(urth) This Week in Google Alerts: Home Fires

António Pedro Marques entonio at gmail.com
Tue Apr 10 15:41:06 PDT 2012


No dia 10/04/2012, às 21:02, Thomas Bitterman <tom at bitterman.net> escreveu:

> On Mon, Apr 9, 2012 at 9:35 PM, Nick Lee <starwaterstrain at gmail.com> wrote:
> "The crazy right-wing politics. There’s the North American Union, with
> its single currency. There’s the European Union, where thieves get
> their hands cut off because of sharia. There’s the UN, which always
> takes the sides of the poor nations of the world instead of the NAU."
> 
> This childlike view of politics is creeping into all reviews of Wolfe
> now.
> 
> Because Wolfe keeps sneaking politics into his works.  What effect did the existence of sharia law in Europe really have in the story?

Only someone who thinks sharia has no business in Europe can consider that the mention of sharia in Europe is objectionable politics. Who's the xenophobe then? One might as well ask what effect does a protagonist being black has on a story written by a white author, and leap to the conclusion that the author is a white supremacist who's subtly complaining that blacks may one day be protagonists of something.

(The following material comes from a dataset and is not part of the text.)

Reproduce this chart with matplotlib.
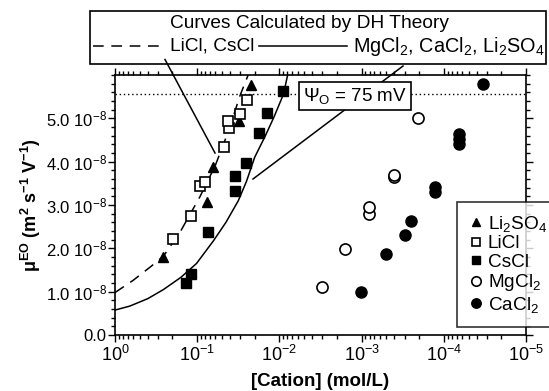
import matplotlib
matplotlib.use('Agg')
import matplotlib.pyplot as plt
import numpy as np
from matplotlib.lines import Line2D
from matplotlib.patches import Rectangle
from matplotlib.ticker import FixedLocator, FuncFormatter, LogLocator, NullFormatter

plt.rcParams['font.family'] = ['Liberation Sans', 'DejaVu Sans']
plt.rcParams['mathtext.fontset'] = 'custom'
plt.rcParams['mathtext.rm'] = 'Liberation Sans'
plt.rcParams['mathtext.bf'] = 'Liberation Sans:bold'
plt.rcParams['mathtext.it'] = 'Liberation Sans:italic'
plt.rcParams['mathtext.default'] = 'regular'

# measured points, x = [cation] (mol/L), y = mobility in units of 1e-8
li2so4_x = [0.258, 0.0753, 0.0637, 0.031, 0.0223]
li2so4_y = [1.79, 3.06, 3.87, 4.93, 5.77]

licl_x = [0.195, 0.12, 0.0925, 0.0804, 0.0472, 0.041, 0.0418, 0.0301, 0.025]
licl_y = [2.21, 2.74, 3.45, 3.54, 4.33, 4.77, 4.93, 5.11, 5.42]

cscl_x = [0.138, 0.119, 0.0745, 0.0347, 0.0347, 0.0257, 0.01755, 0.0143, 0.00896]
cscl_y = [1.21, 1.40, 2.37, 3.33, 3.66, 3.96, 4.67, 5.12, 5.62]

mgcl2_x = [3.06e-3, 1.59e-3, 8.1e-4, 8.1e-4, 4.04e-4, 4.04e-4, 2.04e-4]
mgcl2_y = [1.10, 1.99, 2.80, 2.95, 3.65, 3.70, 5.00]

cacl2_x = [1.02e-3, 5.09e-4, 2.97e-4, 2.53e-4, 1.28e-4, 1.28e-4,
           6.48e-5, 6.48e-5, 6.48e-5, 3.37e-5]
cacl2_y = [1.00, 1.88, 2.30, 2.62, 3.29, 3.41, 4.41, 4.52, 4.64, 5.79]

# DH theory curves
dh_mono_x = [1.0, 0.603, 0.372, 0.257, 0.162, 0.0933, 0.0603, 0.0417, 0.0302, 0.024]
dh_mono_y = [0.98, 1.26, 1.57, 1.82, 2.37, 3.18, 3.91, 4.70, 5.52, 6.0]

dh_di_x = [1.0, 0.661, 0.398, 0.257, 0.158, 0.102, 0.0631, 0.0447, 0.0316,
           0.0251, 0.02, 0.0148, 0.0117, 0.00891, 0.00794]
dh_di_y = [0.575, 0.667, 0.84, 1.05, 1.33, 1.65, 2.18, 2.6, 3.10,
           3.55, 4.10, 4.6, 5.02, 5.56, 6.0]

psi_level = 5.56
y_major = [0, 1, 2, 3, 4, 5]
x_major = [1, 1e-1, 1e-2, 1e-3, 1e-4, 1e-5]
x_labels = ['$10^{0}$', '$10^{-1}$', '$10^{-2}$', '$10^{-3}$', '$10^{-4}$', '$10^{-5}$']

W, H = 549, 391
fig = plt.figure(figsize=(W / 100, H / 100), dpi=100)
ax = fig.add_axes([115 / W, 1 - 335 / H, 411 / W, 260 / H])

ax.plot(dh_mono_x, dh_mono_y, color='black', lw=1.1, ls=(0, (7, 5)), zorder=2)
ax.plot(dh_di_x, dh_di_y, color='black', lw=1.1, zorder=2)
ax.axhline(psi_level, color='black', lw=1, ls=(0, (1, 2)), zorder=1)

ms = 7.5
ax.plot(li2so4_x, li2so4_y, '^', color='black', ms=ms, label='Li$_2$SO$_4$', zorder=3)
ax.plot(licl_x, licl_y, 's', mfc='white', mec='black', mew=1.2, ms=ms,
        label='LiCl', zorder=3)
ax.plot(cscl_x, cscl_y, 's', color='black', ms=ms, label='CsCl', zorder=3)
ax.plot(mgcl2_x, mgcl2_y, 'o', mfc='white', mec='black', mew=1.2, ms=ms + 0.5,
        label='MgCl$_2$', zorder=3)
ax.plot(cacl2_x, cacl2_y, 'o', color='black', ms=ms + 0.5, label='CaCl$_2$', zorder=3)

ax.set_xscale('log')
ax.set_xlim(1, 1e-5)
ax.set_ylim(0, 6.0)
ax.xaxis.set_major_locator(FixedLocator(x_major))
ax.set_xticklabels(x_labels)
ax.xaxis.set_minor_locator(LogLocator(base=10, subs=np.arange(2, 10)))
ax.xaxis.set_minor_formatter(NullFormatter())
ax.yaxis.set_major_locator(FixedLocator(y_major))
ax.yaxis.set_minor_locator(FixedLocator(np.arange(0, 6.01, 0.2)))


def yfmt(v, pos):
    n = int(round(v))
    return '0.0' if n == 0 else f'{n}.0 10$^{{-8}}$'


ax.yaxis.set_major_formatter(FuncFormatter(yfmt))
ax.tick_params(which='both', direction='out', top=True, right=True,
               labelsize=13, width=1, pad=2)
ax.tick_params(axis='y', labelsize=12, pad=1)
ax.tick_params(which='major', length=5)
ax.tick_params(which='minor', length=3)
for s in ax.spines.values():
    s.set_linewidth(1.2)

ax.set_xlabel('[Cation] (mol/L)', fontsize=13.5, fontweight='bold', labelpad=6)
ax.set_ylabel(r'μ$^{\mathbf{EO}}$ (m$^{\mathbf{2}}$ s$^{\mathbf{-1}}$ V$^{\mathbf{-1}}$)',
              fontsize=13, fontweight='bold', labelpad=2)

ax.text(0.584, 0.919, r'$\Psi_{\rm O}$ = 75 mV', transform=ax.transAxes,
        ha='center', va='center', fontsize=13.5, zorder=5,
        bbox=dict(boxstyle='square,pad=0.2', fc='white', ec='black', lw=1.2))

leg = ax.legend(loc='upper left', bbox_to_anchor=(457 / W, 1 - 202 / H),
                bbox_transform=fig.transFigure, fontsize=13.7, frameon=True,
                fancybox=False, edgecolor='black', handlelength=0.8,
                handletextpad=0.2, labelspacing=0.07, borderpad=0.62,
                borderaxespad=0, markerscale=0.85)
leg.get_frame().set_linewidth(1.2)
leg.set_zorder(6)


# header box with the DH theory key
def px(x, y):
    return x / W, 1 - y / H


fig.add_artist(Rectangle(px(90, 64), (546 - 90) / W, (64 - 11.5) / H,
                         transform=fig.transFigure, fill=False, ec='black', lw=1.2))
fig.text(*px(309, 23), 'Curves Calculated by DH Theory', ha='center', va='center', fontsize=13.8)
fig.add_artist(Line2D([93 / W, 165 / W], [1 - 45.5 / H] * 2, transform=fig.transFigure,
                      color='black', lw=1.1, ls=(0, (7, 5))))
fig.text(*px(170, 46), 'LiCl, CsCl', ha='left', va='center', fontsize=13.8)
fig.add_artist(Line2D([259 / W, 347 / W], [1 - 45.5 / H] * 2, transform=fig.transFigure,
                      color='black', lw=1.1))
fig.text(*px(353, 46), 'MgCl$_2$, CaCl$_2$, Li$_2$SO$_4$', ha='left', va='center', fontsize=14.3)

# pointer lines from the key to the curves
fig.add_artist(Line2D([165 / W, 215 / W], [1 - 59.5 / H, 1 - 153 / H],
                      transform=fig.transFigure, color='black', lw=1.1))
ln = Line2D([403 / W, 253 / W], [1 - 66 / H, 1 - 179 / H],
            transform=fig.transFigure, color='black', lw=1.1)
ax.add_artist(ln)
ln.set_zorder(4)
ln.set_clip_on(False)

fig.savefig('out.png', dpi=100)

>   It was just another thing for the narrator/author avatar to grouse about.  And he goes on and on about this and that, until one wishes the hijackers would just get off this guy's lawn so we could get back to the story.
> 
> I like to point out to these people that Wolfe is 1) an
> environmentalist and 2) a believer in a matriarchal pre-history.
> 
> A pre-history he is glad is dead and gone.
> 
> "The tech illiteracy. The setting is Earth, in a resource-poor
> near-future. Our protagonist has a cellphone, but nobody else seems
> to, and from what we see in the half of the book I read, it’s just a
> phone. Websites exist, but there’s no sign of social networking. When
> pirates hijack an enormous, luxurious cruise ship, the protagonists
> talk for a while as if there’s a possibility of keeping the news under
> wraps, as if there wouldn’t have been hundreds of people tweeting “OMG
> pirates!” within ten seconds of the first shots being fired. When the
> protagonists talk (via some kind of video-phone communication) with
> the authorities on shore, they argue a bit over the location of the
> ship, as if there’s no such thing as GPS. The whole thing could’ve
> been written in the 1970s."
> 
> And here he turns ageist. Why is everyone on board with the idea that
> in the future we can have more technology but never the idea we will
> have less?
> 
> Perhaps because we have relativistic rocket ships fighting an interplanetary war?  That would seem to indicate that GPS technology would be well within our grasp.  An author writing a book set in the non-apocalyptic, non-Singularity near future (where Home Fires would appear to be set) should take pains to cover his bases when using tech.  Wolfe doesn't.  Even a single throw-away line to the effect of "These pirates were no amateurs - their jammers left us electronically isolated" would have been enough.
> 
> There are fewer cell phones because we're running out of helium and
> silver, among other things.
> 
> We can figure out giant spaceships, but not how to make cell phones differently?  Again, a single sentence ("The government used its wartime powers to severely restrict cell phones") would have done it.

And since it is so simple to do, it is best left undone. The reader can do it better on their own. Otherwise, you 'cover your bases' in what concerns the latest fads and completely miss the ones arising next year.